| COLLECTED MATERIAL |

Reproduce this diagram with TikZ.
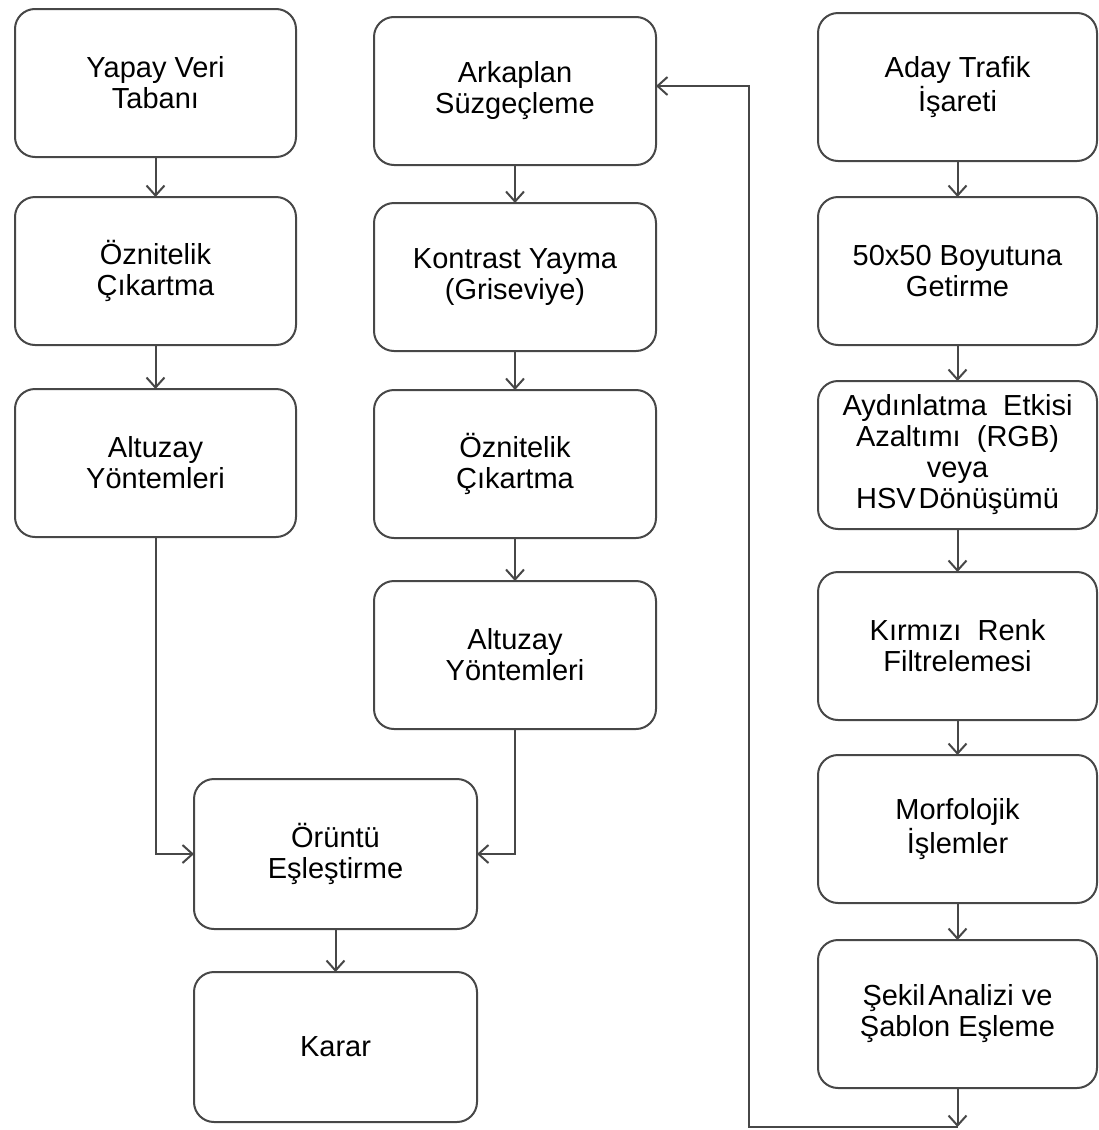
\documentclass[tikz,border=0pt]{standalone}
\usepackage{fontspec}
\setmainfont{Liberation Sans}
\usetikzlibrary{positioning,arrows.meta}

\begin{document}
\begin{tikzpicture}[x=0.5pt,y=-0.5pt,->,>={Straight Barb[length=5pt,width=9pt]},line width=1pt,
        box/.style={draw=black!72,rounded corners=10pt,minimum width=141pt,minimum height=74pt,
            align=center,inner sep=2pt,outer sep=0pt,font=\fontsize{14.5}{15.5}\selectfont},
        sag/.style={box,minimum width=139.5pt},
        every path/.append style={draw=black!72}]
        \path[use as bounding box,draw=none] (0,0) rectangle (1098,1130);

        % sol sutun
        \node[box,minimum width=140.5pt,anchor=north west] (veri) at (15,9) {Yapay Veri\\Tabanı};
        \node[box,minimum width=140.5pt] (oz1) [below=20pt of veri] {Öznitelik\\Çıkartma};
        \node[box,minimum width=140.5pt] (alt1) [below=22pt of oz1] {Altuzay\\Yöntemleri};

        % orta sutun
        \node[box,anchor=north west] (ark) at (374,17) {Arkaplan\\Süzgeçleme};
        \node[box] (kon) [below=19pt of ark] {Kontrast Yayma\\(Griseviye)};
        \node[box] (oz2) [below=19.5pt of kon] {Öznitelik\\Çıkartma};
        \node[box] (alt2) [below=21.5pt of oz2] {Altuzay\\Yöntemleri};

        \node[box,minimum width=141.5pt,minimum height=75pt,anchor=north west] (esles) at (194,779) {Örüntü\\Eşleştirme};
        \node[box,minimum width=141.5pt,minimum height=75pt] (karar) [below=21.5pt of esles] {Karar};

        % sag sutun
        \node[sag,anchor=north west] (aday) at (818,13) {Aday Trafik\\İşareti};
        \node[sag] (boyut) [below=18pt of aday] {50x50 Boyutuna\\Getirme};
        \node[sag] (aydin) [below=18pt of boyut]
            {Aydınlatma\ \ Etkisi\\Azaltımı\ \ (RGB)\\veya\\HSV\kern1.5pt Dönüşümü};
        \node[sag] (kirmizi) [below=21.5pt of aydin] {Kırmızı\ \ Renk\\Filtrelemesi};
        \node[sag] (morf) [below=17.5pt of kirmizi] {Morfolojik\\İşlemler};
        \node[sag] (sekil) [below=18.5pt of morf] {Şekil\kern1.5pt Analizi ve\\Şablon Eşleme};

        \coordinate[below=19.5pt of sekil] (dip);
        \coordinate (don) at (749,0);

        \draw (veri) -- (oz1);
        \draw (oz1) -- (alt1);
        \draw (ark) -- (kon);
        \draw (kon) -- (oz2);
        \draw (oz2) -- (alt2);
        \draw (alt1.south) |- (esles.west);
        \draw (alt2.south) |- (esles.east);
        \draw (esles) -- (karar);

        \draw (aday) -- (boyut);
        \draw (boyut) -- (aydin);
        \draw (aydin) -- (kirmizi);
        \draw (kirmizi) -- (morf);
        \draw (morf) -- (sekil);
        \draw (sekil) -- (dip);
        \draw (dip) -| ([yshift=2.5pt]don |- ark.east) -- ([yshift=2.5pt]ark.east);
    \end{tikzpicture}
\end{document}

| GIVEN EXERCISE |
Transcribe each line above verbatim, with the pictures left out.

| REPLY |
Reproduce this diagram with TikZ.
\documentclass[tikz,border=0pt]{standalone}
\usepackage{fontspec}
\setmainfont{Liberation Sans}
\usetikzlibrary{positioning,arrows.meta}

\begin{document}
\begin{tikzpicture}[x=0.5pt,y=-0.5pt,->,>={Straight Barb[length=5pt,width=9pt]},line width=1pt,
        box/.style={draw=black!72,rounded corners=10pt,minimum width=141pt,minimum height=74pt,
            align=center,inner sep=2pt,outer sep=0pt,font=\fontsize{14.5}{15.5}\selectfont},
        sag/.style={box,minimum width=139.5pt},
        every path/.append style={draw=black!72}]
        \path[use as bounding box,draw=none] (0,0) rectangle (1098,1130);

        % sol sutun
        \node[box,minimum width=140.5pt,anchor=north west] (veri) at (15,9) {Yapay Veri\\Tabanı};
        \node[box,minimum width=140.5pt] (oz1) [below=20pt of veri] {Öznitelik\\Çıkartma};
        \node[box,minimum width=140.5pt] (alt1) [below=22pt of oz1] {Altuzay\\Yöntemleri};

        % orta sutun
        \node[box,anchor=north west] (ark) at (374,17) {Arkaplan\\Süzgeçleme};
        \node[box] (kon) [below=19pt of ark] {Kontrast Yayma\\(Griseviye)};
        \node[box] (oz2) [below=19.5pt of kon] {Öznitelik\\Çıkartma};
        \node[box] (alt2) [below=21.5pt of oz2] {Altuzay\\Yöntemleri};

        \node[box,minimum width=141.5pt,minimum height=75pt,anchor=north west] (esles) at (194,779) {Örüntü\\Eşleştirme};
        \node[box,minimum width=141.5pt,minimum height=75pt] (karar) [below=21.5pt of esles] {Karar};

        % sag sutun
        \node[sag,anchor=north west] (aday) at (818,13) {Aday Trafik\\İşareti};
        \node[sag] (boyut) [below=18pt of aday] {50x50 Boyutuna\\Getirme};
        \node[sag] (aydin) [below=18pt of boyut]
            {Aydınlatma\ \ Etkisi\\Azaltımı\ \ (RGB)\\veya\\HSV\kern1.5pt Dönüşümü};
        \node[sag] (kirmizi) [below=21.5pt of aydin] {Kırmızı\ \ Renk\\Filtrelemesi};
        \node[sag] (morf) [below=17.5pt of kirmizi] {Morfolojik\\İşlemler};
        \node[sag] (sekil) [below=18.5pt of morf] {Şekil\kern1.5pt Analizi ve\\Şablon Eşleme};

        \coordinate[below=19.5pt of sekil] (dip);
        \coordinate (don) at (749,0);

        \draw (veri) -- (oz1);
        \draw (oz1) -- (alt1);
        \draw (ark) -- (kon);
        \draw (kon) -- (oz2);
        \draw (oz2) -- (alt2);
        \draw (alt1.south) |- (esles.west);
        \draw (alt2.south) |- (esles.east);
        \draw (esles) -- (karar);

        \draw (aday) -- (boyut);
        \draw (boyut) -- (aydin);
        \draw (aydin) -- (kirmizi);
        \draw (kirmizi) -- (morf);
        \draw (morf) -- (sekil);
        \draw (sekil) -- (dip);
        \draw (dip) -| ([yshift=2.5pt]don |- ark.east) -- ([yshift=2.5pt]ark.east);
    \end{tikzpicture}
\end{document}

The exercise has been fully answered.